Of the 23,000 who survived, roughly 17,000 sailed back to Europe in 1783 and were folded back into the peacetime armies of their respective principalities. Between 5,000 and 6,000 chose to stay. Some had married American women. Some had been prisoners of war billeted out to labor on German-American farms in Pennsylvania and Virginia, where they had seen what a country without serfdom and feudal restrictions actually looked like. Some had simply decided that 50 acres of unappropriated land, offered by the Continental Congress to any German deserter, was a better deal than returning to the rigid social hierarchy of the Holy Roman Empire. They anglicized their names and disappeared into the broader stream of German-American immigration, which by the nineteenth century would become the largest single ethnic group in America.
The most valuable thing the Hessians left behind, for historians at least, is the paper. Captain Ewald's diary. Captain Pausch's account of the artillery train at Saratoga. The journals of Baroness Frederika Riedesel, who followed her Brunswicker husband through the Burgoyne campaign and wrote one of the most vivid civilian accounts of the war. The diaries of Johann Conrad Doehla and Stephen Popp, enlisted men from Ansbach-Bayreuth who recorded the siege of Yorktown and their years as prisoners in American backcountry camps. Modern academics, Baer chief among them, now treat the Hessian writings as a third perspective on the Revolution, neither British nor American, often more honest about the war than either side wanted to be.

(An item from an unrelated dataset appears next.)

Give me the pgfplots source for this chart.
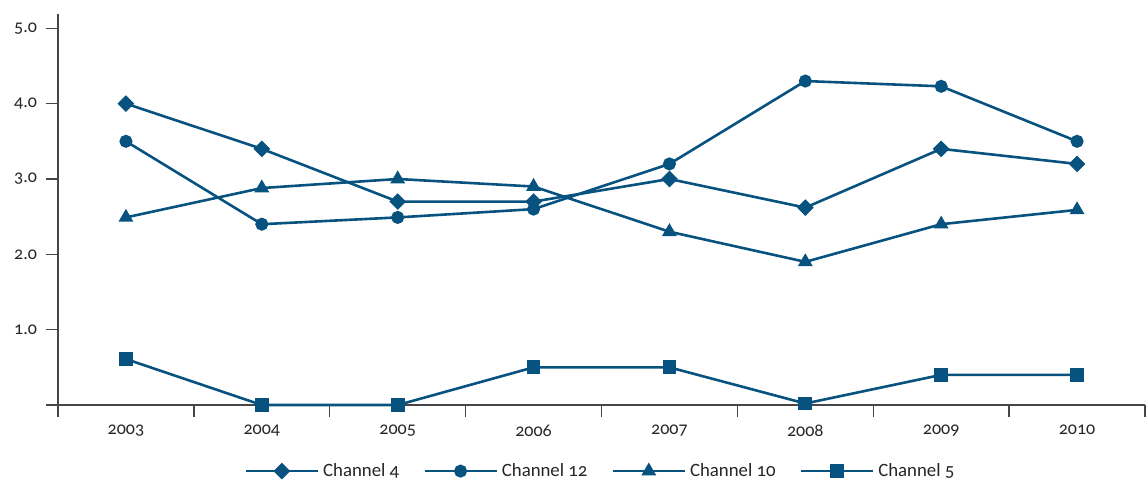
\documentclass[border=0pt]{standalone}
\usepackage{fontspec}
\setmainfont{Carlito}[Numbers=OldStyle]
\usepackage{pgfplots}
\pgfplotsset{compat=1.18}
\definecolor{ln}{RGB}{8,82,128}
\definecolor{ax}{RGB}{70,70,70}
\begin{document}
\begin{tikzpicture}
\begin{axis}[
  scale only axis,
  width=543.5pt, height=195.5pt,
  xmin=-0.5, xmax=7.5, ymin=0, ymax=5.19,
  axis x line=bottom, axis y line=left,
  axis line style={ax, line width=0.7pt, -},
  xtick={0,...,7},
  xticklabels={\textnormal{2003},\textnormal{2004},\textnormal{2005},\textnormal{2006},\textnormal{2007},\textnormal{2008},\textnormal{2009},\textnormal{2010}},
  minor xtick={-0.5,0.5,...,7.5},
  major x tick style={draw=none},
  minor tick length=6pt,
  major tick length=6pt,
  tick align=outside,
  tick style={ax, line width=0.7pt},
  ytick={0,1,2,3,4,5},
  yticklabels={,\textnormal{1.0},\textnormal{2.0},\textnormal{3.0},\textnormal{4.0},\textnormal{5.0}},
  /pgf/number format/assume math mode=true,
  tick label style={font=\fontsize{9}{10}\selectfont, text=black!85},
  xticklabel style={yshift=-0.5pt},
  yticklabel style={xshift=-1pt},
  every axis plot/.append style={ln, line width=1.3pt},
  clip=false,
  legend style={draw=none, at={(0.5,-0.169)}, anchor=center, legend columns=-1,
     font=\fontsize{9.4}{10}\selectfont, text=black!85, /tikz/every even column/.append style={column sep=10pt}},
  legend image code/.code={
    \draw[line width=1.3pt] (0pt,0pt) -- (36pt,0pt);
    \draw[line width=1.3pt] plot coordinates {(18pt,0pt)};
  },
]
\addplot[mark=square*, mark size=2.3pt, mark options={rotate=45}] coordinates {
 (0,4.0) (1,3.4) (2,2.7) (3,2.7) (4,3.0) (5,2.62) (6,3.4) (7,3.2)};
\addlegendentry{Channel 4}
\addplot[mark=*, mark size=2.6pt] coordinates {
 (0,3.5) (1,2.4) (2,2.49) (3,2.6) (4,3.2) (5,4.3) (6,4.23) (7,3.5)};
\addlegendentry{Channel 12}
\addplot[mark=triangle*, mark size=3pt] coordinates {
 (0,2.49) (1,2.88) (2,3.0) (3,2.9) (4,2.3) (5,1.9) (6,2.4) (7,2.59)};
\addlegendentry{Channel 10}
\addplot[mark=square*, mark size=2.8pt] coordinates {
 (0,0.61) (1,0.0) (2,0.0) (3,0.5) (4,0.5) (5,0.02) (6,0.4) (7,0.4)};
\addlegendentry{Channel 5}
\path (rel axis cs:0,0) ++(-29pt,-38pt);
\path (rel axis cs:1,1) ++(1.5pt,7pt);
\end{axis}
\end{tikzpicture}
\end{document}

That is what was thrown away when the Hessian became a faceless ghost in a folk story.
Why the Truth Matters
The Headless Horseman has been good for American culture. He is fun. He sells movies and Halloween decorations and a whole industry around Sleepy Hollow. He is also, in a way nobody quite notices, an act of historical erasure that has lasted longer than the United States itself.
The German soldier who came to America in 1776 was a conscripted farm boy in a blue coat who marched under a foreign king's flag because his own sovereign had ordered him to. He was probably literate. He probably wrote home to his wife or his mother. He probably looked at American slavery and felt sick. He fought hard, was beaten at Trenton by an enemy he had underestimated, and either died of fever in a swamp or stayed and became somebody's American great-great-grandfather.
That story is harder than the one with the headless ghost. It is also true.